Сегодня вторник или пятница?

Владимир Суязов
СЕГОДНЯ ВТОРНИК ИЛИ ПЯТНИЦА?

        – А беда твоя – злость, – подумалось почему-то.  С глубокими, ещё детскими корнями. Терпеливая и улыбчивая:
она стала тобой.   
        – Дождь... Зайдём в церковь? – спросила ты.   
        Храмы спасают от одиночества и непогоды: когда-то с Людкой целовался в холодину, а с Костей, однажды,
прятался от проливного. Помню: портфель настырно позвякивал. Служба заканчивалась, и мы очутились в душной очереди.
Священник устало протянул руку, – для поцелуя. Я переложил звякавший портфель. И, пожав руку, сказал,
что целую только женские, да и то редко.   
        – Идёшь?.. – Ты смотрелась на паперти, как на мосту. Ветреный шарфик игриво ласкал худощавые плечи.      
        В церкви пахло воском и ладаном. И пробивался робкий дух надежды... Тревожила старина, и пугала вечность.
        Было пусто, лишь у колонны стояла девочка. В ногах, на каменном полу, темнели впадины.
        – От коленей, видать, – невольно поёжился.   
        А в лихолетье церковь сожгли... Дух надежды – записанная гарь, но от неё шёл болезненный распад сознания: вновь обдало жаром и отчаянием. Казалось, что огонь всё ещё лижет стены... Светлые лики искажались шипящими волдырями и, сползая за хитонами, корчились в агонии: ведь краска была плотью и кровью Мечты.
        Пламя достигло купола. Из облака, словно из горящего дома, святые выбрасывались, как люди... Живые и мёртвые... Страшило беспамятство.

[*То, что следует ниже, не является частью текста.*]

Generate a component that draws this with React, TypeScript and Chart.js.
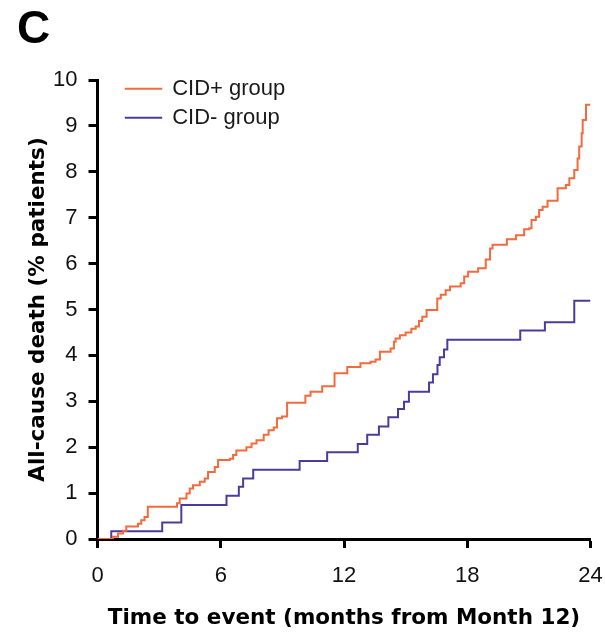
import React, { useEffect, useRef } from "react";
import { Chart, registerables } from "chart.js";

Chart.register(...registerables);

const xTitle = "Time to event (months from Month 12)";
const yTitle = "All-cause death (% patients)";
const panelLabel = "C";
const seriesNames = ["CID+ group", "CID- group"];
const seriesColors = ["#F46A3C", "#4B3C9C"];

const cidPlusTimes = [
  0, 0.75, 1.0, 1.24, 1.4, 1.97, 2.13, 2.29, 2.45, 3.87, 4.0, 4.33, 4.49, 4.65, 4.98, 5.22, 5.38, 5.71, 5.87,
  6.44, 6.6, 6.76, 7.25, 7.5, 7.74, 8.09, 8.33, 8.58, 8.74, 8.98, 9.23, 10.12, 10.37, 10.94, 11.54, 12.16,
  12.8, 13.29, 13.54, 13.75, 14.27, 14.43, 14.51, 14.72, 15.0, 15.28, 15.49, 15.65, 15.81, 16.02, 16.54,
  16.71, 16.95, 17.16, 17.68, 17.85, 18.04, 18.53, 18.9, 19.11, 19.23, 19.93, 20.37, 20.77, 21.02, 21.13,
  21.34, 21.5, 21.67, 21.91, 22.4, 22.8, 22.97, 23.21, 23.37, 23.45, 23.57, 23.62, 23.78, 24.0,
];
const cidPlusValues = [
  0, 0.05, 0.12, 0.18, 0.27, 0.33, 0.41, 0.48, 0.7, 0.78, 0.88, 0.99, 1.1, 1.17, 1.25, 1.32, 1.46, 1.57, 1.72,
  1.75, 1.83, 1.93, 2.0, 2.08, 2.15, 2.27, 2.37, 2.43, 2.63, 2.67, 2.97, 3.12, 3.21, 3.33, 3.61, 3.75,
  3.83, 3.86, 3.91, 4.08, 4.15, 4.3, 4.37, 4.44, 4.5, 4.58, 4.63, 4.75, 4.84, 4.99, 5.24,
  5.32, 5.42, 5.5, 5.57, 5.72, 5.82, 5.9, 6.09, 6.33, 6.41, 6.53, 6.62, 6.75, 6.77, 6.95,
  7.02, 7.17, 7.24, 7.37, 7.64, 7.71, 7.86, 8.04, 8.29, 8.55, 8.84, 9.13, 9.46, 9.46,
];

const cidMinusTimes = [
  0, 0.67, 3.15, 4.08, 6.28, 6.88, 7.09, 7.58, 9.84, 11.18, 12.67, 13.13, 13.7, 14.16, 14.63, 14.92, 15.16,
  16.14, 16.33, 16.55, 16.66, 16.87, 17.03, 20.58, 21.78, 23.21, 24.0,
];
const cidMinusValues = [
  0, 0.17, 0.36, 0.74, 0.94, 1.14, 1.32, 1.51, 1.7, 1.89, 2.07, 2.27, 2.45, 2.65, 2.83, 2.99, 3.21,
  3.41, 3.59, 3.79, 3.96, 4.13, 4.34, 4.54, 4.72, 5.19, 5.19,
];

const xTickValues = [0, 6, 12, 18, 24];
const yTickValues = [0, 1, 2, 3, 4, 5, 6, 7, 8, 9, 10];

const tickFont = { family: "'Liberation Sans', Arial, sans-serif", size: 22 };
const titleFont = { family: "'DejaVu Sans', sans-serif", size: 21.5, weight: "bold" as const };

const overlayPlugin = {
  id: "overlay",
  afterDraw(chart: any) {
    const ctx = chart.ctx as CanvasRenderingContext2D;
    ctx.save();
    // panel label
    ctx.fillStyle = "#000";
    ctx.font = "bold 46px 'Liberation Sans', Arial, sans-serif";
    ctx.textBaseline = "alphabetic";
    ctx.textAlign = "left";
    ctx.fillText(panelLabel, 17, 43);
    // legend
    const xs = chart.scales.x;
    const ys = chart.scales.y;
    const lx0 = xs.getPixelForValue(1.33);
    const lx1 = xs.getPixelForValue(3.15);
    const rows = [ys.getPixelForValue(9.81), ys.getPixelForValue(9.18)];
    ctx.font = "22px 'Liberation Sans', Arial, sans-serif";
    ctx.textBaseline = "middle";
    seriesNames.forEach((name, i) => {
      ctx.strokeStyle = seriesColors[i];
      ctx.lineWidth = 2;
      ctx.beginPath();
      ctx.moveTo(lx0, rows[i]);
      ctx.lineTo(lx1, rows[i]);
      ctx.stroke();
      ctx.fillStyle = "#1a1a1a";
      ctx.fillText(name, lx1 + 10, rows[i]);
    });
    ctx.restore();
  },
};

export default function App() {
  const ref = useRef<HTMLCanvasElement | null>(null);
  useEffect(() => {
    if (!ref.current) return;
    const mk = (t: number[], v: number[]) => t.map((x, i) => ({ x, y: v[i] }));
    const chart = new Chart(ref.current, {
      type: "line",
      data: {
        datasets: [
          {
            label: seriesNames[0],
            data: mk(cidPlusTimes, cidPlusValues),
            stepped: true,
            borderColor: seriesColors[0],
            borderWidth: 2,
            pointRadius: 0,
            fill: false,
          },
          {
            label: seriesNames[1],
            data: mk(cidMinusTimes, cidMinusValues),
            stepped: true,
            borderColor: seriesColors[1],
            borderWidth: 2,
            pointRadius: 0,
            fill: false,
          },
        ],
      },
      options: {
        animation: false,
        responsive: true,
        maintainAspectRatio: false,
        layout: { padding: { top: 80, right: 14.5, left: 0, bottom: 0 } },
        plugins: { legend: { display: false }, tooltip: { enabled: false } },
        scales: {
          x: {
            type: "linear",
            min: 0,
            max: 24,
            afterBuildTicks: (s: any) => {
              s.ticks = xTickValues.map((value) => ({ value }));
            },
            ticks: { font: tickFont, color: "#111", padding: 15, maxRotation: 0 },
            grid: { drawOnChartArea: false, drawTicks: true, tickLength: 9, tickWidth: 3, tickColor: "#000" },
            border: { display: true, color: "#000", width: 3 },
            title: { display: true, text: xTitle, font: titleFont, color: "#000", padding: { top: 0, bottom: 2 } },
            afterFit: (s: any) => {
              s.height = 94;
              s.paddingLeft = 0;
              s.paddingRight = 0;
            },
          },
          y: {
            type: "linear",
            min: 0,
            max: 10,
            afterBuildTicks: (s: any) => {
              s.ticks = yTickValues.map((value) => ({ value }));
            },
            ticks: { font: tickFont, color: "#111", padding: 11 },
            grid: { drawOnChartArea: false, drawTicks: true, tickLength: 9, tickWidth: 3, tickColor: "#000" },
            border: { display: true, color: "#000", width: 3 },
            title: { display: true, text: yTitle, font: titleFont, color: "#000", padding: { top: 26, bottom: 0 } },
            afterFit: (s: any) => {
              s.width = 97.5;
              s.paddingTop = 0;
              s.paddingBottom = 0;
            },
          },
        },
      },
      plugins: [overlayPlugin],
    });
    return () => chart.destroy();
  }, []);
  return (
    <div style={{ position: "absolute", left: 0, top: 0, width: 605, height: 633, background: "#fff" }}>
      <canvas ref={ref} />
    </div>
  );
}
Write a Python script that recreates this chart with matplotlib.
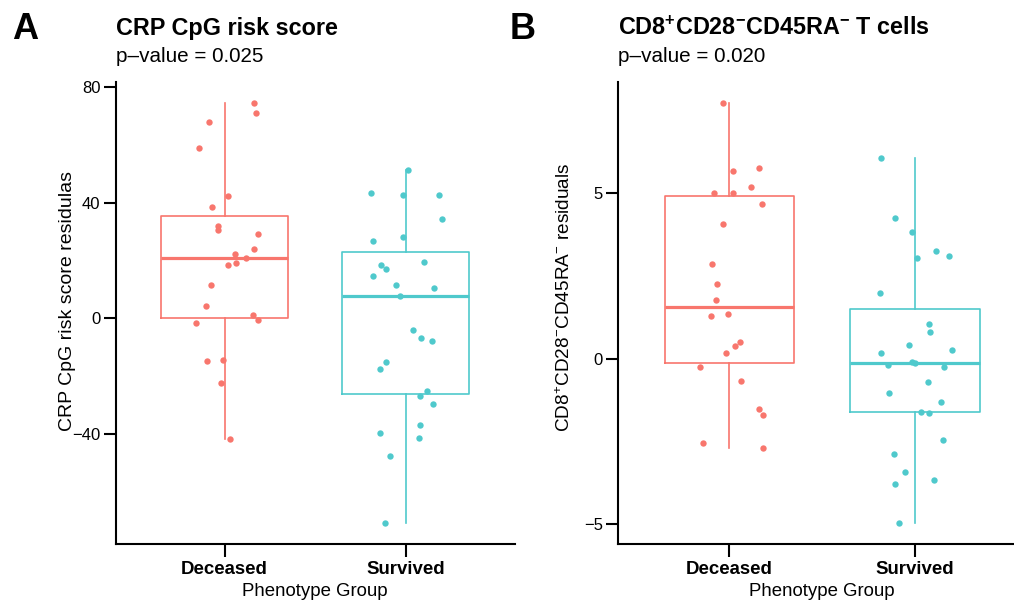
import matplotlib
matplotlib.use("Agg")
import matplotlib.pyplot as plt
import numpy as np

plt.rcParams['font.family'] = ['Liberation Sans', 'DejaVu Sans']
plt.rcParams['mathtext.fontset'] = 'custom'
plt.rcParams['mathtext.rm'] = 'Liberation Sans'
plt.rcParams['mathtext.bf'] = 'Liberation Sans:bold'
plt.rcParams['mathtext.it'] = 'Liberation Sans:italic'

groups = ["Deceased", "Survived"]
colors = ["#F8766D", "#4FC9CC"]

# Panel A: CRP CpG risk score residuals
crp_deceased = [74.5, 70.9, 67.8, 58.7, 42.4, 38.5, 32.1, 30.5, 29.2, 24.0, 22.3, 20.8,
                19.1, 18.3, 11.5, 4.4, 1.1, -0.5, -1.7, -14.8, -14.3, -22.3, -41.7]
crp_deceased_jit = [0.161, 0.176, -0.084, -0.141, 0.020, -0.070, -0.037, -0.035, 0.182, 0.161,
                    0.057, 0.116, 0.062, 0.017, -0.073, -0.101, 0.158, 0.183, -0.158, -0.094,
                    -0.009, -0.018, 0.029]
crp_survived = [51.4, 43.2, 42.8, 42.8, 34.4, 28.3, 26.7, 19.4, 18.6, 17.0, 14.7, 11.7, 10.4, 7.8,
                -4.0, -6.8, -7.6, -15.1, -17.4, -25.2, -26.9, -29.4, -36.6, -39.6, -41.4, -47.6, -70.6]
crp_survived_jit = [0.011, -0.191, -0.017, 0.185, 0.198, -0.015, -0.182, 0.102, -0.137, -0.108,
                    -0.182, -0.053, 0.156, -0.035, 0.038, 0.084, 0.143, -0.107, -0.145, 0.117,
                    0.077, 0.152, 0.077, -0.143, 0.072, -0.085, -0.114]

# Panel B: CD8+CD28-CD45RA- T cells residuals
cd8_deceased = [7.72, 5.74, 5.67, 5.19, 5.00, 5.01, 4.66, 4.05, 2.84, 2.24, 1.78,
                1.27, 1.34, 0.49, 0.38, 0.18, -0.25, -0.67, -1.53, -1.70, -2.55, -2.71]
cd8_deceased_jit = [-0.036, 0.157, 0.018, 0.115, -0.084, 0.020, 0.176, -0.034, -0.095, -0.070,
                    -0.072, -0.100, -0.009, 0.056, 0.029, -0.019, -0.159, 0.062, 0.160, 0.181,
                    -0.141, 0.183]
cd8_survived = [6.05, 4.24, 3.82, 3.26, 3.10, 3.04, 1.97, 1.04, 0.79, 0.42, 0.27, 0.18, -0.09,
                -0.14, -0.20, -0.24, -0.71, -1.05, -1.32, -1.60, -1.64, -2.47, -2.88, -3.42,
                -3.66, -3.78, -4.96]
cd8_survived_jit = [-0.183, -0.108, -0.016, 0.117, 0.185, 0.011, -0.190, 0.077, 0.082, -0.034,
                    0.198, -0.183, -0.015, 0.000, -0.143, 0.155, 0.070, -0.140, 0.141, 0.036,
                    0.077, 0.152, -0.113, -0.052, 0.104, -0.108, -0.086]

W, H = 1014, 600
fig = plt.figure(figsize=(W / 100, H / 100), dpi=100)


def px_axes(left, right, top, bottom):
    return fig.add_axes([left / W, 1 - bottom / H, (right - left) / W, (bottom - top) / H])


def draw_panel(ax, data, jits, ylabel, yticks, ylabel_x, ylabel_y, ylabel_size):
    for i, (vals, jit, col) in enumerate(zip(data, jits, colors)):
        pos = i + 1
        ax.boxplot([vals], positions=[pos], widths=0.7, whis=1.5, showfliers=False,
                   showcaps=False, patch_artist=False,
                   boxprops=dict(color=col, linewidth=1.2),
                   whiskerprops=dict(color=col, linewidth=1.2),
                   medianprops=dict(color=col, linewidth=2.3, solid_capstyle='butt'))
        ax.scatter(np.array(jit) + pos, vals, s=21, color=col, zorder=3, linewidths=0)
    ax.set_xlim(0.4, 2.6)
    allv = np.concatenate([np.array(d, float) for d in data])
    lo, hi = allv.min(), allv.max()
    pad = 0.05 * (hi - lo)
    ax.set_ylim(lo - pad, hi + pad)
    ax.set_yticks(yticks)
    ax.set_yticklabels([str(t).replace('-', '\u2212') for t in yticks])
    ax.set_xticks([1, 2])
    ax.set_xticklabels(groups, fontweight='bold', fontsize=13.4)
    for s in ['top', 'right']:
        ax.spines[s].set_visible(False)
    for s in ['left', 'bottom']:
        ax.spines[s].set_linewidth(1.5)
    ax.tick_params(axis='both', length=9, width=1.5, color='black')
    ax.tick_params(axis='y', labelsize=12, pad=2)
    ax.tick_params(axis='x', pad=3)
    ax.set_xlabel("Phenotype Group", fontsize=13.4, labelpad=3.5)
    ax.set_ylabel(ylabel, fontsize=ylabel_size)
    # place the (rotated) y label: right edge at ylabel_x px, centre at ylabel_y px
    pos_ = ax.get_position()
    x0, w = pos_.x0 * W, pos_.width * W
    ybot, h = (1 - pos_.y0) * H, pos_.height * H
    ax.yaxis.set_label_coords((ylabel_x - x0) / w, (ybot - ylabel_y) / h)
    ax.set_facecolor('none')


axA = px_axes(115.7, 514.7, 81.7, 544)
draw_panel(axA, [crp_deceased, crp_survived], [crp_deceased_jit, crp_survived_jit],
           "CRP CpG risk score residulas", [-40, 0, 40, 80], 75.5, 301, 14)

axB = px_axes(618.3, 1026, 81.7, 544)
draw_panel(axB, [cd8_deceased, cd8_survived], [cd8_deceased_jit, cd8_survived_jit],
           r"CD8$^{+}$CD28$^{-}$CD45RA$^{-}$ residuals", [-5, 0, 5], 574, 297, 13.7)

# Titles and panel letters
fig.text(115.7 / W, 1 - 34.5 / H, "CRP CpG risk score", fontsize=16.8, fontweight='bold',
         ha='left', va='baseline')
fig.text(115.7 / W, 1 - 62.5 / H, "p\u2013value = 0.025", fontsize=14.9, ha='left', va='baseline')
fig.text(12 / W, 1 - 39 / H, "A", fontsize=26, fontweight='bold', ha='left', va='baseline')

fig.text(618.5 / W, 1 - 34.5 / H,
         r"CD8$^{\mathbf{+}}$CD28$^{\mathbf{-}}$CD45RA$^{\mathbf{-}}$ T cells",
         fontsize=16.8, fontweight='bold', ha='left', va='baseline')
fig.text(618.5 / W, 1 - 62.5 / H, "p\u2013value = 0.020", fontsize=14.9, ha='left', va='baseline')
fig.text(510 / W, 1 - 39 / H, "B", fontsize=26, fontweight='bold', ha='left', va='baseline')

fig.savefig("out.png", dpi=100, facecolor='white')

        ВО ВПАДИНАХ СТЫЛИ ЛАДОНИ. СО РЖАВЫМИ ГВОЗДЯМИ.
      
        Худенькая девочка застыла у колонны.   
        – В хоре поёшь? – спросил шёпотом.
        – Нет, – она обернулась.      
        – "О всех усталых..." уже не поют, – вздохнул я.    
        – А ты веруешь? – На меня смотрели слёзы.
        Слёзы – самое большое на земле: они заслоняют небо.

        – А ты веришь Богу? – спросил себя.
    
        Нельзя же рассказать, что Бога придумали люди. Много богов придумали.  И все они разные, как люди... Ведь за стенами храма – Мемориал обороны: который раз те люди приходили убить нас. И всякий раз – их благословлял бог. Их бог...
Лучше напомнить ей, чтобы в парке не угодила в окоп.
        – Правда, что в Священных книгах написано обо всём наперёд? – прошептала она. – Почему не читают?
        – Читают... Но понимают лишь те, кто не расскажет.
        – Спасли бы людей.

        Детские слёзы капали на ладони, пробитые гвоздями, и прорастал Cвет. Его не хватало всегда: ни старине, ни вечности. Это был Свет Любви. Блеснули ржавые гвозди, рассыпаясь в прах. И ладони, обратившись голубкой, вспорхнули из-под ног, –
из протёртых коленями впадин.
        Проросший Свет достигал купола... И что-то изменилось: меняется и неизбежное.
      
        – "О всех усталых в чужом краю..." – я молилась в детстве, – глаза ещё слезились.
        – Скулы делают лицо неповторимым, – подумал мельком.
        Ты прижалась торопливо и нежно.
        – Солнышко вышло... В дождь... Загадай желание.
        – Дожить бы до старости. И спорить по утрам: «Сегодня вторник или пятница?»